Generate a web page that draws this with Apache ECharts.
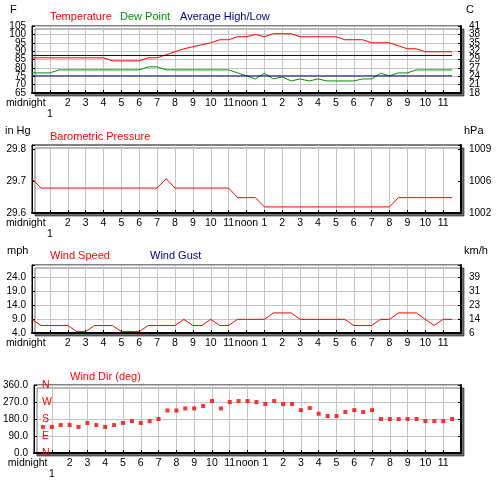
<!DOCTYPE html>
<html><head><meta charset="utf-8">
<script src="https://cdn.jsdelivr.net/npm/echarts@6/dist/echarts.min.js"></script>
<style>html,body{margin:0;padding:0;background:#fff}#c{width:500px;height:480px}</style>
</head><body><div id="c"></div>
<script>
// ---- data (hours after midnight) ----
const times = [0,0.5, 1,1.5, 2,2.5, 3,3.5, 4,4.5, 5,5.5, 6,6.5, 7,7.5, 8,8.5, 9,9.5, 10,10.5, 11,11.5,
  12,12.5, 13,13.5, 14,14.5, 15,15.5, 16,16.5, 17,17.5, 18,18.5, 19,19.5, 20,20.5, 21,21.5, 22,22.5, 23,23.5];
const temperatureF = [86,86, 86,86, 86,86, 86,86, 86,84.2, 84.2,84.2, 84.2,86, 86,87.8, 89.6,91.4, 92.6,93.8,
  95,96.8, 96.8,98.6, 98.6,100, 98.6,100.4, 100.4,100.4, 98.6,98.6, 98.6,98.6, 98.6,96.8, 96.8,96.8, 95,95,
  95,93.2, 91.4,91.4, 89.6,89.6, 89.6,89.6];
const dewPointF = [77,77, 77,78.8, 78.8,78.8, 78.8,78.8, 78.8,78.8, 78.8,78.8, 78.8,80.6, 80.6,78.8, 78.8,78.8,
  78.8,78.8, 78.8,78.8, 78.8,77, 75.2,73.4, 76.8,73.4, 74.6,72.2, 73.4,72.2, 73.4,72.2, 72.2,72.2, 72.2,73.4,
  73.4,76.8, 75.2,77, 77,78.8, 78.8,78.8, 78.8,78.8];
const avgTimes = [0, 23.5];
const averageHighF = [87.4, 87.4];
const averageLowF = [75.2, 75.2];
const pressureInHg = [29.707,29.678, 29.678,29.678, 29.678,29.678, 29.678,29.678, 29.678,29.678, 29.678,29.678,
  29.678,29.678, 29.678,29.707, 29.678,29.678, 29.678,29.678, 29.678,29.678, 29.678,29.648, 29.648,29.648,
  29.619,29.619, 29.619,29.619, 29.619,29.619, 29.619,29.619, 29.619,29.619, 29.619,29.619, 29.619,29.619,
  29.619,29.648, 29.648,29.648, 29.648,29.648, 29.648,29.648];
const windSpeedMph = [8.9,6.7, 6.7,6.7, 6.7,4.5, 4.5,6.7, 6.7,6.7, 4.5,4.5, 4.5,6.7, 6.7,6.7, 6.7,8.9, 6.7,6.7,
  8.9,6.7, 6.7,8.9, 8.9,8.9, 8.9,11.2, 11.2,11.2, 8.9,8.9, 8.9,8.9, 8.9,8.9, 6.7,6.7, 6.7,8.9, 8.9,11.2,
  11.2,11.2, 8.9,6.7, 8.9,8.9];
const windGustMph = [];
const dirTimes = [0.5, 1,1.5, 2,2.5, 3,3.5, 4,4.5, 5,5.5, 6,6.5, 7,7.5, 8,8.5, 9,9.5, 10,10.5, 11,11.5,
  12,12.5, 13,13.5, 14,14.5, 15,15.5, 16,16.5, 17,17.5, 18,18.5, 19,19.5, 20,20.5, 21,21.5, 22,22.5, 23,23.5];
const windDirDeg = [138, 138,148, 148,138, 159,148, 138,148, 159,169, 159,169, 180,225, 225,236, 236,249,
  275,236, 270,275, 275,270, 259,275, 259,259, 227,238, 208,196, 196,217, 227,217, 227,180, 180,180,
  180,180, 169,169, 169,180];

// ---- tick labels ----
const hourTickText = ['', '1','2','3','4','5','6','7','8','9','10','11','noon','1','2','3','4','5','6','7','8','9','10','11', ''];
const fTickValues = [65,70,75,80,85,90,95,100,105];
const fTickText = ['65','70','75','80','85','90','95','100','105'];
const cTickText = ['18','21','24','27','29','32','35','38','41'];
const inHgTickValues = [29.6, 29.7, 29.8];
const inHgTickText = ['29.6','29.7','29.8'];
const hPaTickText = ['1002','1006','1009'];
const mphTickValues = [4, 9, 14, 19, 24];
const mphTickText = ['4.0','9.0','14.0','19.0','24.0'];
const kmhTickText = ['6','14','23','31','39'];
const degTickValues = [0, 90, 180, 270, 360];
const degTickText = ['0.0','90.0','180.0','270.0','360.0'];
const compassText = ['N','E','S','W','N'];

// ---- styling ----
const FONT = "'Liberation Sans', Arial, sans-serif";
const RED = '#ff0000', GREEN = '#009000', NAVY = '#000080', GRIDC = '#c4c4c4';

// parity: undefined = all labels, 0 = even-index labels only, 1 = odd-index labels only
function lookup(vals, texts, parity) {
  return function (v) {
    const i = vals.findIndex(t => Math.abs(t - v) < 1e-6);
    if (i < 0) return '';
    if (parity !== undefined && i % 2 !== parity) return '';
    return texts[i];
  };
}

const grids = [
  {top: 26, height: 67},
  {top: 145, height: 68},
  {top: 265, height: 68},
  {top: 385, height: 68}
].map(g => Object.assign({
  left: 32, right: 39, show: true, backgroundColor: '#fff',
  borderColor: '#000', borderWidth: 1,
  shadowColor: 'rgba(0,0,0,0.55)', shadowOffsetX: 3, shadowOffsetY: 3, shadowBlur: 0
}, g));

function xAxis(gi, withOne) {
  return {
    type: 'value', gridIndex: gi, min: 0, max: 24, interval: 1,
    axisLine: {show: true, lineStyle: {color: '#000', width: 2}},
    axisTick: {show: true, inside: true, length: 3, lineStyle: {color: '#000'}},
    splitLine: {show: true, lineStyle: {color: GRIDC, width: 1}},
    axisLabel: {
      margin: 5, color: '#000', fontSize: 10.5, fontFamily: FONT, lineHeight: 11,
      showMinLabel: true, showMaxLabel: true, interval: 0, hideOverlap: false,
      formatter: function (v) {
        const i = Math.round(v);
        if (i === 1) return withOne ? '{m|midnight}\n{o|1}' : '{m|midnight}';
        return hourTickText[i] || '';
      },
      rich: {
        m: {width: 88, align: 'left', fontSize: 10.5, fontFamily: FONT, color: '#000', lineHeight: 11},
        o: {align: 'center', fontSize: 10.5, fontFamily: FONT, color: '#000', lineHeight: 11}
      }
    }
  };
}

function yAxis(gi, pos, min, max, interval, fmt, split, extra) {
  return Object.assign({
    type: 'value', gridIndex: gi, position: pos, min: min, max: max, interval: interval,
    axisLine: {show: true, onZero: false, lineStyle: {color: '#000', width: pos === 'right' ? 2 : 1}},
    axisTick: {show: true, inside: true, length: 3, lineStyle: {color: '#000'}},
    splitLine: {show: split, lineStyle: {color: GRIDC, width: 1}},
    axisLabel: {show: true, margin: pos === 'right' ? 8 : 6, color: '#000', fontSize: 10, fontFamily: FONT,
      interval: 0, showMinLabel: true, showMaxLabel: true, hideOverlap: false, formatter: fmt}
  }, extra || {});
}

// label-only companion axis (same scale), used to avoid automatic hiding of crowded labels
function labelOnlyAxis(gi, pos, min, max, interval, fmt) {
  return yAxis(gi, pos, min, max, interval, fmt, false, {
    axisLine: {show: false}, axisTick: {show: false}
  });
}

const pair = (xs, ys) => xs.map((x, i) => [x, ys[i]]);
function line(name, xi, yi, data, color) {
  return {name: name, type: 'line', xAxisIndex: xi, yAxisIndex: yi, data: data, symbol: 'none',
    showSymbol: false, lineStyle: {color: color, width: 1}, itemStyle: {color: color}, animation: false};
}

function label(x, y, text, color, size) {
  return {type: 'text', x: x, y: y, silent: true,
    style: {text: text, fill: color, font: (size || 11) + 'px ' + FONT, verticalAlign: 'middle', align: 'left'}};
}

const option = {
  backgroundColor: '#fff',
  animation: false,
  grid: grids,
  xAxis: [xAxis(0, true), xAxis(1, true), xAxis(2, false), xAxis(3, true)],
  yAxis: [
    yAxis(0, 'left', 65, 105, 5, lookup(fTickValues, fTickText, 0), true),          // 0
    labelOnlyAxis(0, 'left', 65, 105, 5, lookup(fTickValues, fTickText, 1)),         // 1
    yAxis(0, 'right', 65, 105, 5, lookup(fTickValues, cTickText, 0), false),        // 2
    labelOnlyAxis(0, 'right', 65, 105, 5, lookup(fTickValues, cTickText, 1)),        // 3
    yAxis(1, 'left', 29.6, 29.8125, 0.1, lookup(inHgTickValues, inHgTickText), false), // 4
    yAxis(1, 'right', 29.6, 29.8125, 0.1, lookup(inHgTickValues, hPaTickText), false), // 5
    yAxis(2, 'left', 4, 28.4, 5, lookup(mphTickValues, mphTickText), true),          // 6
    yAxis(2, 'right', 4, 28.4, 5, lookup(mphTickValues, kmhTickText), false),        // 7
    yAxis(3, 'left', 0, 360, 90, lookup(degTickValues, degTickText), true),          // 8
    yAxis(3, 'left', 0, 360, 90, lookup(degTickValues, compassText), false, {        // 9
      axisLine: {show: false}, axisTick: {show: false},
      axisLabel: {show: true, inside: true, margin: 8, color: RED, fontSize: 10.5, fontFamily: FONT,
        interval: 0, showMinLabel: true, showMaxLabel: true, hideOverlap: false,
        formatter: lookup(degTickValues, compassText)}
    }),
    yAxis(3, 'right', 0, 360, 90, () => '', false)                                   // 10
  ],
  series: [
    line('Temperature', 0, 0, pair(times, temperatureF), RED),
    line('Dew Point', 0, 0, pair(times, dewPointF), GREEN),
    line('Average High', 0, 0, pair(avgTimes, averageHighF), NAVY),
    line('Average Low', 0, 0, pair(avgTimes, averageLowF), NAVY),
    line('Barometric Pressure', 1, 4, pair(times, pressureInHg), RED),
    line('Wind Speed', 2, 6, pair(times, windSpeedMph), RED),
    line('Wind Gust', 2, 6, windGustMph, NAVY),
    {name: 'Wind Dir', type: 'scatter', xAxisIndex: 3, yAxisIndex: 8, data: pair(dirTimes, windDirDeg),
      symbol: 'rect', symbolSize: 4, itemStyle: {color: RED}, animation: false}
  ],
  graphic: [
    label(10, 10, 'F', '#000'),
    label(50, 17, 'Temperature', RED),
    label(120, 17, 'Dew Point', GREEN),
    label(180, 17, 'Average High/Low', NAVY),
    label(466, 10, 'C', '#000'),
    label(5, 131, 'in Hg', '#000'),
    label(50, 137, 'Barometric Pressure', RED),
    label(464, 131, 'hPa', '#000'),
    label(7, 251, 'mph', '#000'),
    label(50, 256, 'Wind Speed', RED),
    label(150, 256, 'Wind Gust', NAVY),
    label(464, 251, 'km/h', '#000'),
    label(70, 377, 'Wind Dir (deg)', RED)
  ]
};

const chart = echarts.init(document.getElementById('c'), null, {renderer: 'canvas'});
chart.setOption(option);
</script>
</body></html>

---

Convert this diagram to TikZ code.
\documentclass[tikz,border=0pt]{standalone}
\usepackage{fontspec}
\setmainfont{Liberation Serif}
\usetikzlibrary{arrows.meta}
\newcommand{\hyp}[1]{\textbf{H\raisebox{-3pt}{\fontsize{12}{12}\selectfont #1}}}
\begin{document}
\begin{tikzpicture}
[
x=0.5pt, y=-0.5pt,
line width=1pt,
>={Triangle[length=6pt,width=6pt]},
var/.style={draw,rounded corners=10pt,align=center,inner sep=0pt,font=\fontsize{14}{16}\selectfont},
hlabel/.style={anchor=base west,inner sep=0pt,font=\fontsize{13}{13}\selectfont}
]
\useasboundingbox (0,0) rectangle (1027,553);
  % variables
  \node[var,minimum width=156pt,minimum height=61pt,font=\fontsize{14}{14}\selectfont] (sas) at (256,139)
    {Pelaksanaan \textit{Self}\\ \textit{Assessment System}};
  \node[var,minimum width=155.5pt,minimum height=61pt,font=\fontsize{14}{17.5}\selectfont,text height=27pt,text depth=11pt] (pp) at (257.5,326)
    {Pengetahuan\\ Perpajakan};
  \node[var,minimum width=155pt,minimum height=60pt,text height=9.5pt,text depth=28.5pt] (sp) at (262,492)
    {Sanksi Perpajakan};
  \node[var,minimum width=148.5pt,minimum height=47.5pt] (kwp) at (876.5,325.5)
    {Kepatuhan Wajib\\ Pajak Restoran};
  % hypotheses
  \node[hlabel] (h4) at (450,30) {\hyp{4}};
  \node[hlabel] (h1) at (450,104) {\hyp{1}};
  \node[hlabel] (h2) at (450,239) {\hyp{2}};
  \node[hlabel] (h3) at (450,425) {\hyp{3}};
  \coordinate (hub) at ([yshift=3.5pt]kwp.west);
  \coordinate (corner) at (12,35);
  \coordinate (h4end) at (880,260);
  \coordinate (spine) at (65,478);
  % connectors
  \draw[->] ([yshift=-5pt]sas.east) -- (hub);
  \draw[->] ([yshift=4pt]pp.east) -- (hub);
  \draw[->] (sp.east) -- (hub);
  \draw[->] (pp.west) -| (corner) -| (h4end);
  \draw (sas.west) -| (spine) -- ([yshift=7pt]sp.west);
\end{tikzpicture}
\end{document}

▶ [Aim]: Restate word for word the part that opens with the line containing "Generate a web" and closes with the line containing "180,180, 169,169, 169,180];", both ends included, and nothing else. Omit any images.

▶ [Answer to the problem]:
Generate a web page that draws this with Apache ECharts.
<!DOCTYPE html>
<html><head><meta charset="utf-8">
<script src="https://cdn.jsdelivr.net/npm/echarts@6/dist/echarts.min.js"></script>
<style>html,body{margin:0;padding:0;background:#fff}#c{width:500px;height:480px}</style>
</head><body><div id="c"></div>
<script>
// ---- data (hours after midnight) ----
const times = [0,0.5, 1,1.5, 2,2.5, 3,3.5, 4,4.5, 5,5.5, 6,6.5, 7,7.5, 8,8.5, 9,9.5, 10,10.5, 11,11.5,
  12,12.5, 13,13.5, 14,14.5, 15,15.5, 16,16.5, 17,17.5, 18,18.5, 19,19.5, 20,20.5, 21,21.5, 22,22.5, 23,23.5];
const temperatureF = [86,86, 86,86, 86,86, 86,86, 86,84.2, 84.2,84.2, 84.2,86, 86,87.8, 89.6,91.4, 92.6,93.8,
  95,96.8, 96.8,98.6, 98.6,100, 98.6,100.4, 100.4,100.4, 98.6,98.6, 98.6,98.6, 98.6,96.8, 96.8,96.8, 95,95,
  95,93.2, 91.4,91.4, 89.6,89.6, 89.6,89.6];
const dewPointF = [77,77, 77,78.8, 78.8,78.8, 78.8,78.8, 78.8,78.8, 78.8,78.8, 78.8,80.6, 80.6,78.8, 78.8,78.8,
  78.8,78.8, 78.8,78.8, 78.8,77, 75.2,73.4, 76.8,73.4, 74.6,72.2, 73.4,72.2, 73.4,72.2, 72.2,72.2, 72.2,73.4,
  73.4,76.8, 75.2,77, 77,78.8, 78.8,78.8, 78.8,78.8];
const avgTimes = [0, 23.5];
const averageHighF = [87.4, 87.4];
const averageLowF = [75.2, 75.2];
const pressureInHg = [29.707,29.678, 29.678,29.678, 29.678,29.678, 29.678,29.678, 29.678,29.678, 29.678,29.678,
  29.678,29.678, 29.678,29.707, 29.678,29.678, 29.678,29.678, 29.678,29.678, 29.678,29.648, 29.648,29.648,
  29.619,29.619, 29.619,29.619, 29.619,29.619, 29.619,29.619, 29.619,29.619, 29.619,29.619, 29.619,29.619,
  29.619,29.648, 29.648,29.648, 29.648,29.648, 29.648,29.648];
const windSpeedMph = [8.9,6.7, 6.7,6.7, 6.7,4.5, 4.5,6.7, 6.7,6.7, 4.5,4.5, 4.5,6.7, 6.7,6.7, 6.7,8.9, 6.7,6.7,
  8.9,6.7, 6.7,8.9, 8.9,8.9, 8.9,11.2, 11.2,11.2, 8.9,8.9, 8.9,8.9, 8.9,8.9, 6.7,6.7, 6.7,8.9, 8.9,11.2,
  11.2,11.2, 8.9,6.7, 8.9,8.9];
const windGustMph = [];
const dirTimes = [0.5, 1,1.5, 2,2.5, 3,3.5, 4,4.5, 5,5.5, 6,6.5, 7,7.5, 8,8.5, 9,9.5, 10,10.5, 11,11.5,
  12,12.5, 13,13.5, 14,14.5, 15,15.5, 16,16.5, 17,17.5, 18,18.5, 19,19.5, 20,20.5, 21,21.5, 22,22.5, 23,23.5];
const windDirDeg = [138, 138,148, 148,138, 159,148, 138,148, 159,169, 159,169, 180,225, 225,236, 236,249,
  275,236, 270,275, 275,270, 259,275, 259,259, 227,238, 208,196, 196,217, 227,217, 227,180, 180,180,
  180,180, 169,169, 169,180];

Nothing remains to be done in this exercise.